:: REQUIREMENT ::
Transcribe every line from the top down to the line with "arrow_y1 = [9900000, 10100000]", both ends included, but not the pictures.

:: INFORMATION SHOWN ::

########

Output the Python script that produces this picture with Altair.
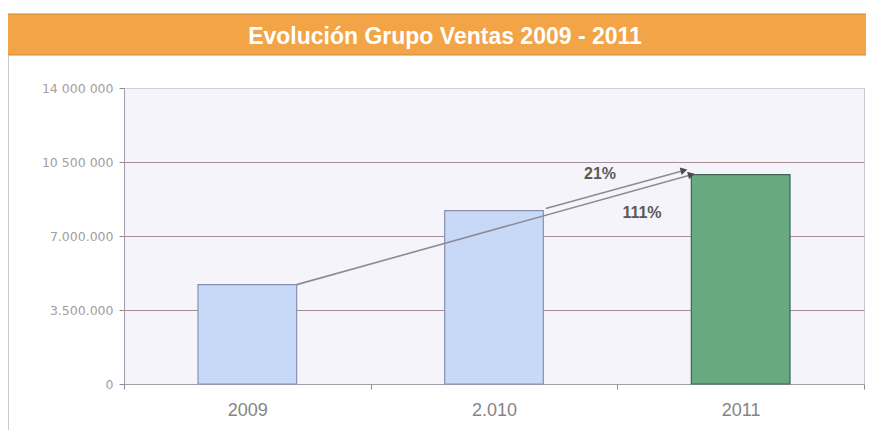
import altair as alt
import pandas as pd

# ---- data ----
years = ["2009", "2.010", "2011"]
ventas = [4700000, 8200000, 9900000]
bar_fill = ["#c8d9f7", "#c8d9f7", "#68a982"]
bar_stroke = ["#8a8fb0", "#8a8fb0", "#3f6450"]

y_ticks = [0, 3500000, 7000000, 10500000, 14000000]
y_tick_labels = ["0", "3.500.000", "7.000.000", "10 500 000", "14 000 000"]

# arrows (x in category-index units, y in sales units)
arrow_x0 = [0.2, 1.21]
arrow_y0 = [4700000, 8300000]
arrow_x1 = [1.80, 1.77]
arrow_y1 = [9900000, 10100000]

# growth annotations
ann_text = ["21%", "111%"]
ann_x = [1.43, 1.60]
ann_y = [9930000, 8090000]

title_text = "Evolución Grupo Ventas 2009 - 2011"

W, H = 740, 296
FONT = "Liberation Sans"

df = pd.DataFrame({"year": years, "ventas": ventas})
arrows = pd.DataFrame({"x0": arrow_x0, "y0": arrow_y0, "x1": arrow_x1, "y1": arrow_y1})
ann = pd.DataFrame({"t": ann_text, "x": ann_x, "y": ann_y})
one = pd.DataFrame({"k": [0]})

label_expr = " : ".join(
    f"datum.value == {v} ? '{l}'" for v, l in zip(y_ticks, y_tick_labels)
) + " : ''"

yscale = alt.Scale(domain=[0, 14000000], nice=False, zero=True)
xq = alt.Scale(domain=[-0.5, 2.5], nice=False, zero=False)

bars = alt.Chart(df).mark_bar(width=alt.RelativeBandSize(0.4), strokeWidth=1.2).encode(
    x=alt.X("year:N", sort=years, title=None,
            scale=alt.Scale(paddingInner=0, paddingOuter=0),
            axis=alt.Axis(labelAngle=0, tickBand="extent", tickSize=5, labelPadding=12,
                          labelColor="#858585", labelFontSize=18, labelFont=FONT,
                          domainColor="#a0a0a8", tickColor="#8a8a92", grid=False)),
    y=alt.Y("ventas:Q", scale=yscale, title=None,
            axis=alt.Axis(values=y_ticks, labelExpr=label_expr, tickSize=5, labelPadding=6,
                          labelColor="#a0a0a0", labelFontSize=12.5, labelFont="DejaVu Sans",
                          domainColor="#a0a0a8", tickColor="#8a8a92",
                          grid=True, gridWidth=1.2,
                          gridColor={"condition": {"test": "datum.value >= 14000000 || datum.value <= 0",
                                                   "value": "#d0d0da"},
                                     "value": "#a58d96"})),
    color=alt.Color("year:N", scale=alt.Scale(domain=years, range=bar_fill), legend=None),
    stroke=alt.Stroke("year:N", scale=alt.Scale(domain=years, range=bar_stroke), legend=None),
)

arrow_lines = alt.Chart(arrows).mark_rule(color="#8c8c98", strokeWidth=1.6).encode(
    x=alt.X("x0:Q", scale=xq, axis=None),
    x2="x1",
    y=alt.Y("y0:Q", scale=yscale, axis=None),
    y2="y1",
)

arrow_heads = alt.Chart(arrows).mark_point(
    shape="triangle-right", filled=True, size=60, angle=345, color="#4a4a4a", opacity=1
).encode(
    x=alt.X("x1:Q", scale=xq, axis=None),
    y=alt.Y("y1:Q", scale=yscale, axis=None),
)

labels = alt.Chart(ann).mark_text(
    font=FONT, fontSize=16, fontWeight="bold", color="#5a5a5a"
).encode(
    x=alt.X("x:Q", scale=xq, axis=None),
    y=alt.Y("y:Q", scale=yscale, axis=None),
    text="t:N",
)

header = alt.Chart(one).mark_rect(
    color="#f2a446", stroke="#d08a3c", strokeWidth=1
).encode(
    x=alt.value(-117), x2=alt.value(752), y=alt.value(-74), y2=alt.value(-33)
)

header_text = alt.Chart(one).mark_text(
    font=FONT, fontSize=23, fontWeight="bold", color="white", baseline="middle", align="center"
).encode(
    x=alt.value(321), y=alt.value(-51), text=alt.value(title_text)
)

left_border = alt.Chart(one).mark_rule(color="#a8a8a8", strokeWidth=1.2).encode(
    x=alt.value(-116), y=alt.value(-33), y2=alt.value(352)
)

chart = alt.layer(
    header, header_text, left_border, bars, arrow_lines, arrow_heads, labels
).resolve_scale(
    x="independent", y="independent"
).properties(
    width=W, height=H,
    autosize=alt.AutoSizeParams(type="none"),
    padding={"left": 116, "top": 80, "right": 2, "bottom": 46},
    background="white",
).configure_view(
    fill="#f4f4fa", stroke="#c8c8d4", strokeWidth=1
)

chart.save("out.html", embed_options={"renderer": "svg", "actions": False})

########

:: SOLUTION FOR THIS PROBLEM ::
Output the Python script that produces this picture with Altair.
import altair as alt
import pandas as pd

# ---- data ----
years = ["2009", "2.010", "2011"]
ventas = [4700000, 8200000, 9900000]
bar_fill = ["#c8d9f7", "#c8d9f7", "#68a982"]
bar_stroke = ["#8a8fb0", "#8a8fb0", "#3f6450"]

y_ticks = [0, 3500000, 7000000, 10500000, 14000000]
y_tick_labels = ["0", "3.500.000", "7.000.000", "10 500 000", "14 000 000"]

# arrows (x in category-index units, y in sales units)
arrow_x0 = [0.2, 1.21]
arrow_y0 = [4700000, 8300000]
arrow_x1 = [1.80, 1.77]
arrow_y1 = [9900000, 10100000]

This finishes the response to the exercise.